>> Begin Task data
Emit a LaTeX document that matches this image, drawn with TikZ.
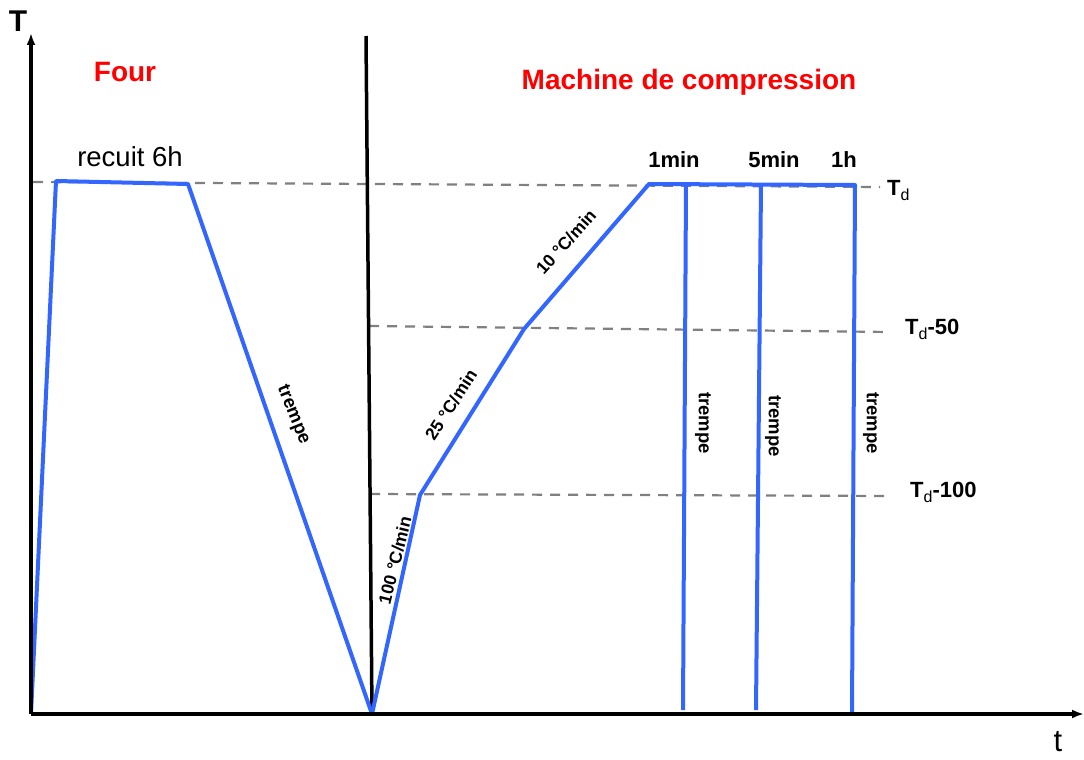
>> End Task data
>> Begin Task data
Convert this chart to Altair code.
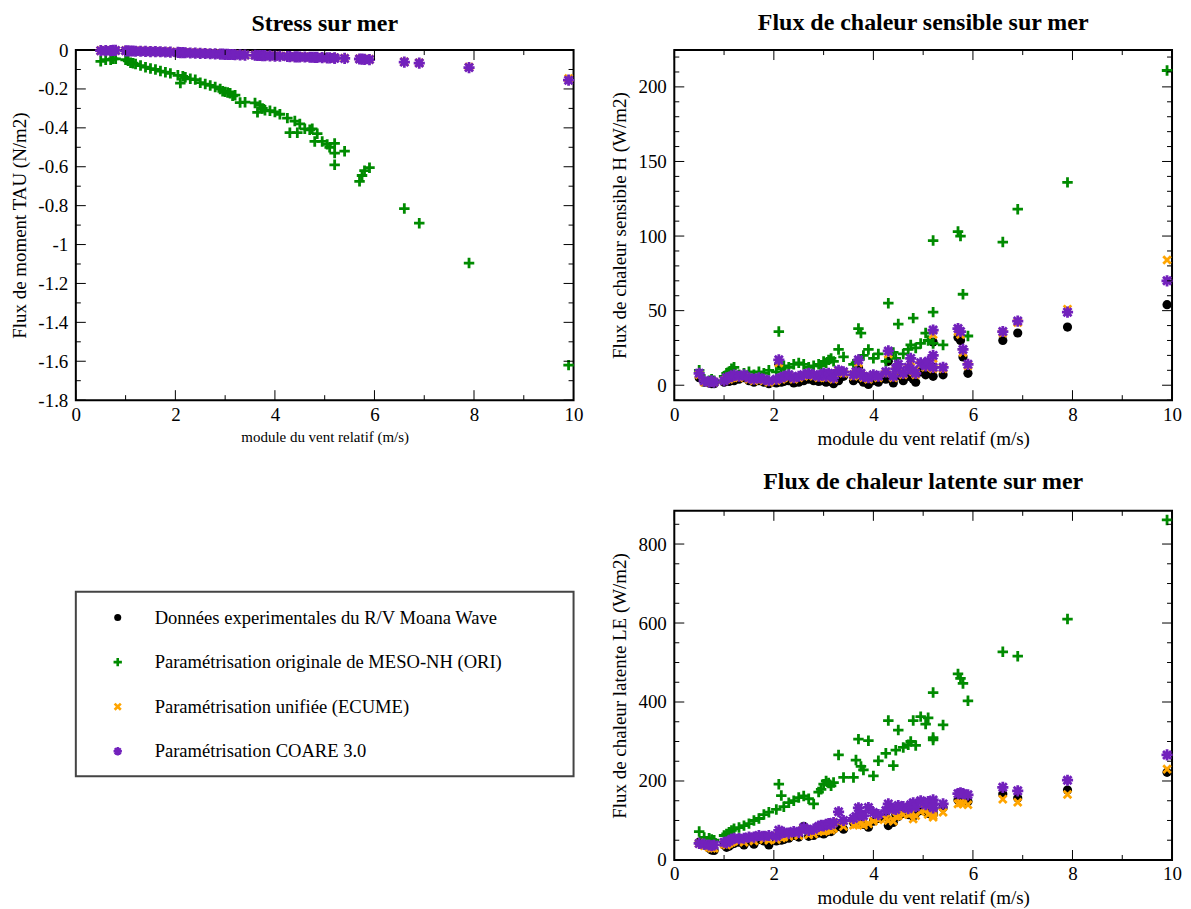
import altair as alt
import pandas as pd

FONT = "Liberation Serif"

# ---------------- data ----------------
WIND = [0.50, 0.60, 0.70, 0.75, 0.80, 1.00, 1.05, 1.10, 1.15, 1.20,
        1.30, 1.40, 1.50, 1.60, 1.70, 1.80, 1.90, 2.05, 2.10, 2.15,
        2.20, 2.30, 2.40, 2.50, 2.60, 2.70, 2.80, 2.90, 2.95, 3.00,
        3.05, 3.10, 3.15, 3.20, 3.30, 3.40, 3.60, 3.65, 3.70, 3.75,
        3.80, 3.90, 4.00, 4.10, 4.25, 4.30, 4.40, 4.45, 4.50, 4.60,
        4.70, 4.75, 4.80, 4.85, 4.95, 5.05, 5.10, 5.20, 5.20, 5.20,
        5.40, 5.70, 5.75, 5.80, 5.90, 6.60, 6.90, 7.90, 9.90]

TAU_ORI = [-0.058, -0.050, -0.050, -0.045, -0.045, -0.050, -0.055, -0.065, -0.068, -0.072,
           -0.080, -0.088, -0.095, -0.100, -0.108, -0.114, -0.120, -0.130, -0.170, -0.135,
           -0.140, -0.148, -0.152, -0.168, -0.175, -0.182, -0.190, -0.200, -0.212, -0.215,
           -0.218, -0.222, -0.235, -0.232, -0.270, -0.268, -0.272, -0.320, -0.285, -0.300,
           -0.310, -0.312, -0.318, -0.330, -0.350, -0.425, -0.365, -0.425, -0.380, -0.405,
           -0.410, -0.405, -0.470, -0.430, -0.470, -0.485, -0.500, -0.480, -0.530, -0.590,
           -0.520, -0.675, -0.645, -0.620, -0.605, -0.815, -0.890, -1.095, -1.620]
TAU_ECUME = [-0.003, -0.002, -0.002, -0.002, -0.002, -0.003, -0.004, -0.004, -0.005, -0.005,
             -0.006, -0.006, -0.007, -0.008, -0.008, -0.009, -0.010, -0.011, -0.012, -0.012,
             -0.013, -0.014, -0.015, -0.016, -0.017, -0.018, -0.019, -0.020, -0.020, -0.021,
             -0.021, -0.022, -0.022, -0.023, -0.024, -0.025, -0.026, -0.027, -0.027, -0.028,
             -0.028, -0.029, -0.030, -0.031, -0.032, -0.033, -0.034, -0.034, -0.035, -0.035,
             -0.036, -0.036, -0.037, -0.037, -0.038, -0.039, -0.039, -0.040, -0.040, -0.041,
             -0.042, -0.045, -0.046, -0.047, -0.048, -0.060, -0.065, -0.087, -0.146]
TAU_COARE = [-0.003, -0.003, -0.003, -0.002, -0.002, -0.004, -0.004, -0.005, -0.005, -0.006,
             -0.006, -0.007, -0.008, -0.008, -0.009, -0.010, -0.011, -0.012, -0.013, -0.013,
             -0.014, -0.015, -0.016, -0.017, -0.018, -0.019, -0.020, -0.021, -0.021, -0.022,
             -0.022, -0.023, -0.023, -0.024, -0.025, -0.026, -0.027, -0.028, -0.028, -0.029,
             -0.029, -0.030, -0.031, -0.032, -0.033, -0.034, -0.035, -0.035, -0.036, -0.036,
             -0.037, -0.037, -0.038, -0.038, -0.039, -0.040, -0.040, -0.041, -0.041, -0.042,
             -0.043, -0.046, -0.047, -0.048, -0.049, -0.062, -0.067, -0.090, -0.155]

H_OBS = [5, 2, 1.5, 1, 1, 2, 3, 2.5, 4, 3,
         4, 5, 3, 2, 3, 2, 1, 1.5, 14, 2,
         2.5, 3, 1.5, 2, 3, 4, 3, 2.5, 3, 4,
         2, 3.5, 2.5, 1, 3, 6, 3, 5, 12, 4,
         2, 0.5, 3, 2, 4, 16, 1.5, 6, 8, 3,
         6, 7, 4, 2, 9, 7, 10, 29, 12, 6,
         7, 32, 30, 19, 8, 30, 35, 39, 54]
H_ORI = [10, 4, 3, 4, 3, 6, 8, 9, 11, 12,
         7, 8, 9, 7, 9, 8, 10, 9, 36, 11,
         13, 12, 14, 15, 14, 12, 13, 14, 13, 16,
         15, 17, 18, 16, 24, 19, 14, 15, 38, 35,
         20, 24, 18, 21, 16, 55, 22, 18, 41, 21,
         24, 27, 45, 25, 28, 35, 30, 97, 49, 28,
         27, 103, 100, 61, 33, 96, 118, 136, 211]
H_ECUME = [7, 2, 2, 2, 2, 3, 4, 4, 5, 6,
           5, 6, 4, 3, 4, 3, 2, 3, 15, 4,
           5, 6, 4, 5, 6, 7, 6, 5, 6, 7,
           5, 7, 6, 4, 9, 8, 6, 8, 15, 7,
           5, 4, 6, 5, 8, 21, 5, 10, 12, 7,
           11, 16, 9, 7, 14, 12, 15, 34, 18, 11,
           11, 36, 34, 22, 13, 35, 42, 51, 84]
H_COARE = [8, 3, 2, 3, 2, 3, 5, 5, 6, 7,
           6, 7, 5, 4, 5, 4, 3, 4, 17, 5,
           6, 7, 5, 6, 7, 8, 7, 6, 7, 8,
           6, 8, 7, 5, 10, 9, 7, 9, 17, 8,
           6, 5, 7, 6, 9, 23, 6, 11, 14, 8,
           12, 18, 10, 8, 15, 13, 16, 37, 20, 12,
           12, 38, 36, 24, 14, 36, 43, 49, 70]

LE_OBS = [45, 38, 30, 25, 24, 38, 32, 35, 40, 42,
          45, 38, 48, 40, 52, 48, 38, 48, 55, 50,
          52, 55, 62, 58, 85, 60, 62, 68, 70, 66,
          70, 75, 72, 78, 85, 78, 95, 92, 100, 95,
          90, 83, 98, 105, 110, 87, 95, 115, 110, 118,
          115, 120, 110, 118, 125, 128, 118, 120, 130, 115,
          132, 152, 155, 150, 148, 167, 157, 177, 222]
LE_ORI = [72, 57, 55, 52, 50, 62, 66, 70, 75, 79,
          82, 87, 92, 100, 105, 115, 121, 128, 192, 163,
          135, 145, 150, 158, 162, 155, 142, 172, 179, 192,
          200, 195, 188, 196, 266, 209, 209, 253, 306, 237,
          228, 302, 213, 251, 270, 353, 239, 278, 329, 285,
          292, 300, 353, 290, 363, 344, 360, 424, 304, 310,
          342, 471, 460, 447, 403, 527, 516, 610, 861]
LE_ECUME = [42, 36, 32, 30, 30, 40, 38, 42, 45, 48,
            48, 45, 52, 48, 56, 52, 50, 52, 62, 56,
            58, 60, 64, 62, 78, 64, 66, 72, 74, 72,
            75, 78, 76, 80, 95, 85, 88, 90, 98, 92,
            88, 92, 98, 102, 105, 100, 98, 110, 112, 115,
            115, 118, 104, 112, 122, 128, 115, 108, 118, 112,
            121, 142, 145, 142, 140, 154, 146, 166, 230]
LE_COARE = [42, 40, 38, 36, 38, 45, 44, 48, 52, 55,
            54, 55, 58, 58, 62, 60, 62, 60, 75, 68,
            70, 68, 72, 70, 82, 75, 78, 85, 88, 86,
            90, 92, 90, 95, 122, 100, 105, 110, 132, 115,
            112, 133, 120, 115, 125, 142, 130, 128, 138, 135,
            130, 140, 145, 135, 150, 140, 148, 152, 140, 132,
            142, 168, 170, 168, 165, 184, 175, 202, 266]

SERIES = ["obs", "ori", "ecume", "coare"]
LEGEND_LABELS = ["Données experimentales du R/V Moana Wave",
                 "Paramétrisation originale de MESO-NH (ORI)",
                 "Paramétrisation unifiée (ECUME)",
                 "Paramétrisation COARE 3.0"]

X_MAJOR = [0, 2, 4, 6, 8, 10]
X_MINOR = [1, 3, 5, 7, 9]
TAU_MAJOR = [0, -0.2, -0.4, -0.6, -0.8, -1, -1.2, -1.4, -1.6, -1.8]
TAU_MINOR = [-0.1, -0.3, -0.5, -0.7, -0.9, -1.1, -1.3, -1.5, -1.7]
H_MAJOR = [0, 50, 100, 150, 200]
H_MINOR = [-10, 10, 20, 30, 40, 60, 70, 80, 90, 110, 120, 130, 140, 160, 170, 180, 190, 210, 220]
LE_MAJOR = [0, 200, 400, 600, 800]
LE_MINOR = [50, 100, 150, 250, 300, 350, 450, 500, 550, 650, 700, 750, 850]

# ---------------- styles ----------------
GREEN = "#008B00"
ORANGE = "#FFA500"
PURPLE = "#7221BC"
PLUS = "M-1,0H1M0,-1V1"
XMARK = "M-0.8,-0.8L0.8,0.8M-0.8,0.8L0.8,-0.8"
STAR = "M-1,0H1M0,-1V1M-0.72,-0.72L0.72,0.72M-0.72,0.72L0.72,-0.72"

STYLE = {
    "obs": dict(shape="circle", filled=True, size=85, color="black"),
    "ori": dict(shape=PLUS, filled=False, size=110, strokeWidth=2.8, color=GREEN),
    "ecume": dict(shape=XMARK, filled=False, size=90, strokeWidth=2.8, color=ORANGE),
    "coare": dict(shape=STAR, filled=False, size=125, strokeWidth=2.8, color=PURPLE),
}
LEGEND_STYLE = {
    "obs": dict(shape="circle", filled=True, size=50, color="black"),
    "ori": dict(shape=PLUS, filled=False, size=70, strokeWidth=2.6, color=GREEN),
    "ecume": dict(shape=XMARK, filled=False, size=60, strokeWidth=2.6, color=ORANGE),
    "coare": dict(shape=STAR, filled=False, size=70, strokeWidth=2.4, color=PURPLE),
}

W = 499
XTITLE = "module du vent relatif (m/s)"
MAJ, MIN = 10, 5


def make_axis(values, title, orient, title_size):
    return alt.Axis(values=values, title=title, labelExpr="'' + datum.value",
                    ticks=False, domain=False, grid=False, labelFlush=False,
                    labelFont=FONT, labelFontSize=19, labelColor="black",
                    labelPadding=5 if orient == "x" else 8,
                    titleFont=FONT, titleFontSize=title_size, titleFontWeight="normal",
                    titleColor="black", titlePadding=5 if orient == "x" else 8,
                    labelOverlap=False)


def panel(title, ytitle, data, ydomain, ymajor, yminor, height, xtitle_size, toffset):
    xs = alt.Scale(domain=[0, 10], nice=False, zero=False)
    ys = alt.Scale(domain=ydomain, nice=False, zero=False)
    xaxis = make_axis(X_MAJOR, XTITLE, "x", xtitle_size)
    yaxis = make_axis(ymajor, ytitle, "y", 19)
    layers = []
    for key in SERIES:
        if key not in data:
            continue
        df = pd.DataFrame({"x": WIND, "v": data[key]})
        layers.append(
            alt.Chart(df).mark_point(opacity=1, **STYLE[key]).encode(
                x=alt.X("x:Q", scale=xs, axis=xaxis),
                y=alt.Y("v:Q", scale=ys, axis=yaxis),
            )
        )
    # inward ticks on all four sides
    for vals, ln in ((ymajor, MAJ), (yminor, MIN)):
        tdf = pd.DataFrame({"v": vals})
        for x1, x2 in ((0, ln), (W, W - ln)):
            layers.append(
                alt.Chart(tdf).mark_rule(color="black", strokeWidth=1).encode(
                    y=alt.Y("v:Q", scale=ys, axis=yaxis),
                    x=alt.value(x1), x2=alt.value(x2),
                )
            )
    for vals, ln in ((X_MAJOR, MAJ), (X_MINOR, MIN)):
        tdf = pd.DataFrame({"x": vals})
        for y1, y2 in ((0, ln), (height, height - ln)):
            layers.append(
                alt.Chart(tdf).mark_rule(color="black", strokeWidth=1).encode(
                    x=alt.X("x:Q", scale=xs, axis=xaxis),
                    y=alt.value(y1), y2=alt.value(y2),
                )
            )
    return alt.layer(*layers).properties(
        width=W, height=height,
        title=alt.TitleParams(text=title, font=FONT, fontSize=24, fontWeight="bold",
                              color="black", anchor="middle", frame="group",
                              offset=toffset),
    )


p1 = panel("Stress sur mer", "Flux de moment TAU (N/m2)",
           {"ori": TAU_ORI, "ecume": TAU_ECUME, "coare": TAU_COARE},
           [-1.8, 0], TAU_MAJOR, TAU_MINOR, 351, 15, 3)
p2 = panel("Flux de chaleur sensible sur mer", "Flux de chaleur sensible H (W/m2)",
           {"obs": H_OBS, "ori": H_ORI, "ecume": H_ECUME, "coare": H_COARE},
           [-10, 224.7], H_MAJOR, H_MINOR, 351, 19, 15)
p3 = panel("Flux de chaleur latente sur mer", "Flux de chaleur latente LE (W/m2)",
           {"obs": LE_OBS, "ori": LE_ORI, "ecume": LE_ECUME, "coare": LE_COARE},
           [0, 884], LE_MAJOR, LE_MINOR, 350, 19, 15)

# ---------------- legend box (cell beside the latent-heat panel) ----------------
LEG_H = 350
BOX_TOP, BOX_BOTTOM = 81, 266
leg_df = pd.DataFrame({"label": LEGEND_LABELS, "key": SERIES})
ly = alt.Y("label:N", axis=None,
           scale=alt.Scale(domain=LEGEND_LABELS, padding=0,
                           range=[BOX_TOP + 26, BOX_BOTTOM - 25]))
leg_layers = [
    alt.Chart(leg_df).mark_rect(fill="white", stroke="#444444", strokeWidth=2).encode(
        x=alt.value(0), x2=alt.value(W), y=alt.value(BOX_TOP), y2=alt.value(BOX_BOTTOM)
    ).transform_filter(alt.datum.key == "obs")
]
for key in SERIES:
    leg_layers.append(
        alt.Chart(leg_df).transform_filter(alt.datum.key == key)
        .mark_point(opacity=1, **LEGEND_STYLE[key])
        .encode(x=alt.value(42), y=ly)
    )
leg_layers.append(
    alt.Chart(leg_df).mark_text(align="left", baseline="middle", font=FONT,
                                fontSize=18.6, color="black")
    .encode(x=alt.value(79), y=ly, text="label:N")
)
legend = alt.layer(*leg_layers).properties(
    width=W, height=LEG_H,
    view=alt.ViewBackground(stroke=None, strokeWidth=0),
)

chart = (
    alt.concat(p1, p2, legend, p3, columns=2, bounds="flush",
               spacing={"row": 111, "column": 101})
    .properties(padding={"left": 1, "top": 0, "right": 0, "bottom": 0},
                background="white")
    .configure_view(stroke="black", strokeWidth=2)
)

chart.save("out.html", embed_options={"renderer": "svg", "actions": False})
>> End Task data
>> Begin Task data
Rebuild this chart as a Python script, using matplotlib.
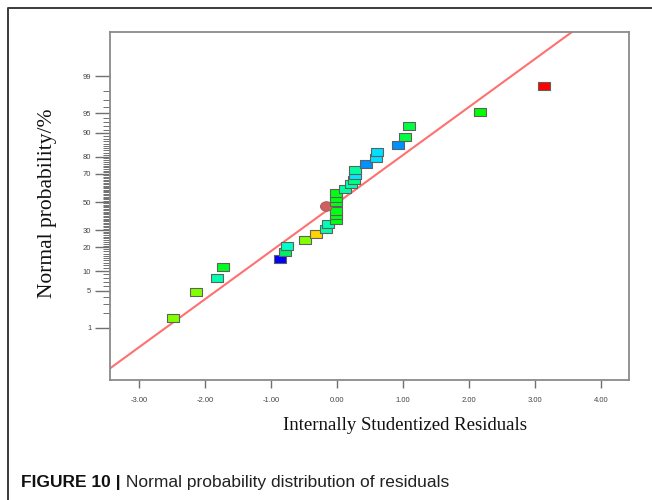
>> End Task data
Stated problem
Lines that hold the word "this" are the ones to return, every one of them.

Written solution
Emit a LaTeX document that matches this image, drawn with TikZ.
Convert this chart to Altair code.
Rebuild this chart as a Python script, using matplotlib.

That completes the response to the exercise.